Its good except for the fact that they struggle with admitting failure or wrongs. Honor is fine but you have to learn from your mistakes and if you cant admit them you learn nothing. One of the greatest things about the US is that we teach everything we did in our history classes. From ****ing over Native Americans to slavery and jim crow etc.. No other country in the world is as open about its past mistakes as the US and its something others should learn from. /random tangent
That's what the U.N views us as a country, the Abusive Husband who wants a second chance back in the relationship..
I'm curious why you didn't refer to the Germans as "krauts" while you referred to the Japanese as "Japs"?
Keep in mind though that a lot of Japanese media has also romanticized Samurai who in general were thugs who lived off of oppressing the peasant class, there is a whole genre of Yakuza movies, Hentai culture that celebrates sexual violence and also a Rightwing movement that celebrates the Japanese empire that brutally subjugated other people.

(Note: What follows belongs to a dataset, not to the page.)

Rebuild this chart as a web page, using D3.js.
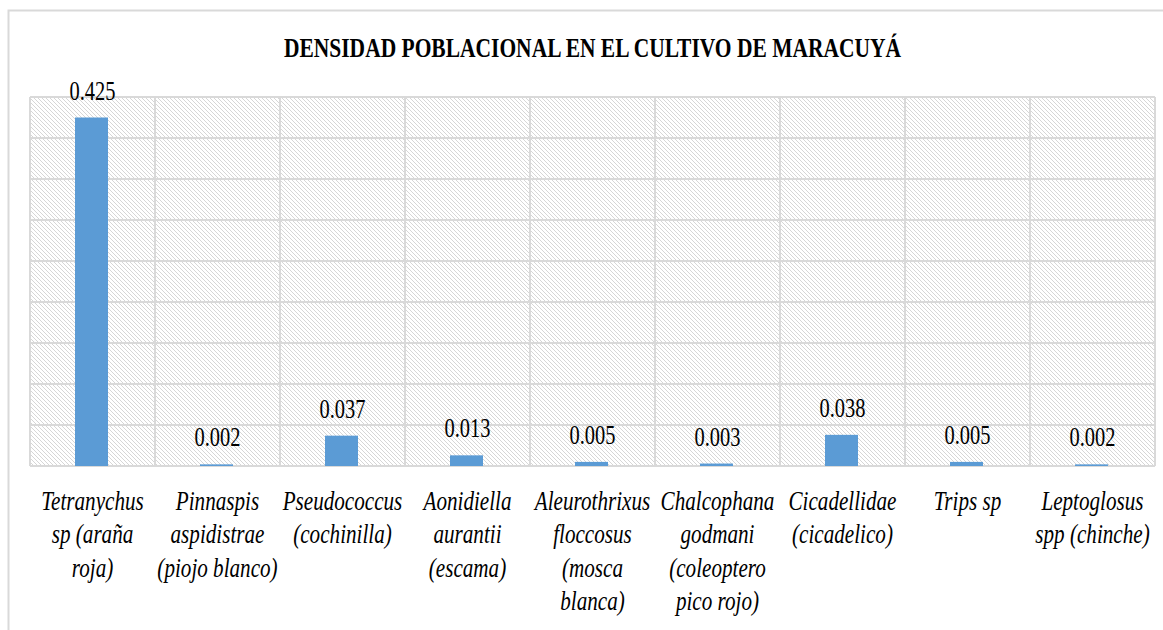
<!DOCTYPE html>
<html>
<head>
<meta charset="utf-8">
<script src="https://cdn.jsdelivr.net/npm/d3@7/dist/d3.min.js"></script>
<style>
  html, body { margin: 0; padding: 0; background: #fff; }
  svg { display: block; }
</style>
</head>
<body>
<svg id="chart" width="1163" height="630"></svg>
<script>
// ---- data ----
const title = "DENSIDAD POBLACIONAL EN EL CULTIVO DE MARACUYÁ";
const categories = [
  "Tetranychus sp (araña roja)",
  "Pinnaspis aspidistrae (piojo blanco)",
  "Pseudococcus (cochinilla)",
  "Aonidiella aurantii (escama)",
  "Aleurothrixus floccosus (mosca blanca)",
  "Chalcophana godmani (coleoptero pico rojo)",
  "Cicadellidae (cicadelico)",
  "Trips sp",
  "Leptoglosus spp (chinche)"
];
const categoryLines = [
  ["Tetranychus", "sp (araña", "roja)"],
  ["Pinnaspis", "aspidistrae", "(piojo blanco)"],
  ["Pseudococcus", "(cochinilla)"],
  ["Aonidiella", "aurantii", "(escama)"],
  ["Aleurothrixus", "floccosus", "(mosca", "blanca)"],
  ["Chalcophana", "godmani", "(coleoptero", "pico rojo)"],
  ["Cicadellidae", "(cicadelico)"],
  ["Trips sp"],
  ["Leptoglosus", "spp (chinche)"]
];
const values = [0.425, 0.002, 0.037, 0.013, 0.005, 0.003, 0.038, 0.005, 0.002];
const yTicks = [0, 0.05, 0.10, 0.15, 0.20, 0.25, 0.30, 0.35, 0.40, 0.45];

// ---- layout ----
const FONT = "'Liberation Serif', 'Times New Roman', Times, Tinos, 'DejaVu Serif', serif";
const svg = d3.select("#chart");
const plot = { left: 30, right: 1155, top: 97, bottom: 466 };
const grid = "#d9d9d9";

const defs = svg.append("defs");
const pat = defs.append("pattern")
  .attr("id", "hatch").attr("patternUnits", "userSpaceOnUse")
  .attr("width", 4).attr("height", 4);
pat.append("rect").attr("width", 4).attr("height", 4).attr("fill", "#fff");
pat.append("path").attr("d", "M0,0 L4,4 M-1,3 L1,5 M3,-1 L5,1")
  .attr("stroke", "#d6d6d6").attr("stroke-width", 1);

// outer chart border
svg.append("rect").attr("x", 8.5).attr("y", 10.5).attr("width", 1170).attr("height", 640)
  .attr("fill", "#fff").attr("stroke", grid).attr("stroke-width", 2);

const x = d3.scaleBand().domain(categories).range([plot.left, plot.right]).padding(0);
const y = d3.scaleLinear().domain([0, 0.45]).range([plot.bottom, plot.top]);

// plot background hatch
svg.append("rect").attr("x", plot.left).attr("y", plot.top)
  .attr("width", plot.right - plot.left).attr("height", plot.bottom - plot.top)
  .attr("fill", "url(#hatch)");

// horizontal gridlines
svg.append("g").selectAll("line").data(yTicks).join("line")
  .attr("x1", plot.left).attr("x2", plot.right)
  .attr("y1", d => y(d)).attr("y2", d => y(d))
  .attr("stroke", grid).attr("stroke-width", 2);

// vertical gridlines at category boundaries
const bounds = categories.map(c => x(c)).concat([x.range()[1]]);
svg.append("g").selectAll("line").data(bounds).join("line")
  .attr("x1", d => d).attr("x2", d => d)
  .attr("y1", plot.top).attr("y2", plot.bottom)
  .attr("stroke", grid).attr("stroke-width", 2);

// bars
const barW = x.bandwidth() * 0.264;
svg.append("g").selectAll("rect").data(values).join("rect")
  .attr("x", (d, i) => x(categories[i]) + x.bandwidth() / 2 - barW / 2 - 1)
  .attr("y", d => y(d))
  .attr("width", barW)
  .attr("height", d => y(0) - y(d))
  .attr("fill", "#5B9BD5");

// value labels
svg.append("g").selectAll("text").data(values).join("text")
  .attr("transform", (d, i) => `translate(${x(categories[i]) + x.bandwidth() / 2},${y(d) - 18}) scale(0.73,1)`)
  .attr("text-anchor", "middle")
  .attr("font-family", FONT).attr("font-size", 28).attr("fill", "#000")
  .text(d => d3.format(".3f")(d));

// category labels
const cg = svg.append("g").selectAll("g").data(categories).join("g")
  .attr("transform", c => `translate(${x(c) + x.bandwidth() / 2},510) scale(0.755,1)`);
cg.each(function(c, i) {
  const t = d3.select(this).append("text")
    .attr("text-anchor", "middle")
    .attr("font-family", FONT).attr("font-size", 28).attr("font-style", "italic").attr("fill", "#000");
  categoryLines[i].forEach((ln, k) => {
    t.append("tspan").attr("x", 0).attr("y", k * 33.5).text(ln);
  });
});

// title
svg.append("text")
  .attr("transform", `translate(${(plot.left + plot.right) / 2},57) scale(0.796,1)`)
  .attr("text-anchor", "middle")
  .attr("font-family", FONT).attr("font-size", 27).attr("font-weight", "bold").attr("fill", "#000")
  .text(title);
</script>
</body>
</html>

I'd put money on pride and committment to the mother land. You have to remember that this is the same country that had plenty of fighters that flew perfectly good planes into ships.

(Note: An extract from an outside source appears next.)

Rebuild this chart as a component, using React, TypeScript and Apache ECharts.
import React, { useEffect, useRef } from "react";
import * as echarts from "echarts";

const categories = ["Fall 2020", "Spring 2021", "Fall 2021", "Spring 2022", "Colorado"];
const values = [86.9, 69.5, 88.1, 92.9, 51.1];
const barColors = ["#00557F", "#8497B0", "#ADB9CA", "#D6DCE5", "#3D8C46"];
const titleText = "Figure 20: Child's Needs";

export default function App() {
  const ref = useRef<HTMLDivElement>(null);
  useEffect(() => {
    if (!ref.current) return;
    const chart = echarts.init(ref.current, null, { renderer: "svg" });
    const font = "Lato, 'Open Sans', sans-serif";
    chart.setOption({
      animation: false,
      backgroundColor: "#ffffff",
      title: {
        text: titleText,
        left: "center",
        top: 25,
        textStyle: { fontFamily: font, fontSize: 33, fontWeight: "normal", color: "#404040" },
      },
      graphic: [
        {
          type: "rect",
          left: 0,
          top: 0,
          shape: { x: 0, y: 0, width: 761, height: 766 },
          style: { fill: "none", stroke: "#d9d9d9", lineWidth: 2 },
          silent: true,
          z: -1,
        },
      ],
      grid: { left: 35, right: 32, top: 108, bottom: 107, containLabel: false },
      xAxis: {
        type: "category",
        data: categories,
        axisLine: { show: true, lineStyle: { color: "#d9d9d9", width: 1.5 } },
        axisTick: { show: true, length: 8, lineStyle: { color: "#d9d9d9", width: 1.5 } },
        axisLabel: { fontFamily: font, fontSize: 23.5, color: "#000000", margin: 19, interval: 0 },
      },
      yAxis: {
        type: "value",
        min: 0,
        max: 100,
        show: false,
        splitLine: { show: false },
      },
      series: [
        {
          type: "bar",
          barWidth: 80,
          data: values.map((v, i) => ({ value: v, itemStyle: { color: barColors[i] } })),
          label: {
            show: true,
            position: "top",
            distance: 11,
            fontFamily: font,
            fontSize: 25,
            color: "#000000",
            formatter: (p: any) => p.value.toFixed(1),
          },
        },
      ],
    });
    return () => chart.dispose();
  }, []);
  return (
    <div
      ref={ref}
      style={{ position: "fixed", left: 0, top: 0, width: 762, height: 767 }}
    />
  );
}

I agree. But my point about an orderly and obedient society still stands...not that you were contradicting it. The Japanese banzai charges were both legendary and suicidal. And yes, in many cases they'd rather commit suicide than surrender and/or admit defeat, as death was preferable to their perception of dishonor. This is something that predates WWII by a thousand years. Right or wrong, it's a cultural thing that on one level or another still has its influence today as it speaks to an orderly and obedient society.
Has to do with the culture and lifestyle. I think theyve all grown up and been taught all throughout their life to help one another in an national crisis since japan is prone to typhoons, volcanos, earthquakes, tsunamis...
So much for no looting. http://www.msnbc.msn.com/id/42208038/ns/world_news-asiapacific $500,000 vanishes from tsunami-ravaged bank 'Somebody stole the money in the midst of the chaos,' Japanese police official says TOKYO — The earthquake and tsunami that pulverized coastal Japan crippled a bank's security mechanisms and left a vault wide open. That allowed someone to walk off with 40 million yen ($500,000). The March 11 tsunami washed over the Shinkin Bank, like much else in Kesennuma, and police said between the wave's power and the ensuing power outages, the vault came open. "The bank was flooded, and things were thrown all over. It was a total mess. Somebody stole the money in the midst of the chaos," said a police official in Miyagi prefecture, where Kesennuma is located. The bank notified police on Tuesday, 11 days after the disaster, said the official, who spoke on customary condition of anonymity because he was not authorized to talk to the media.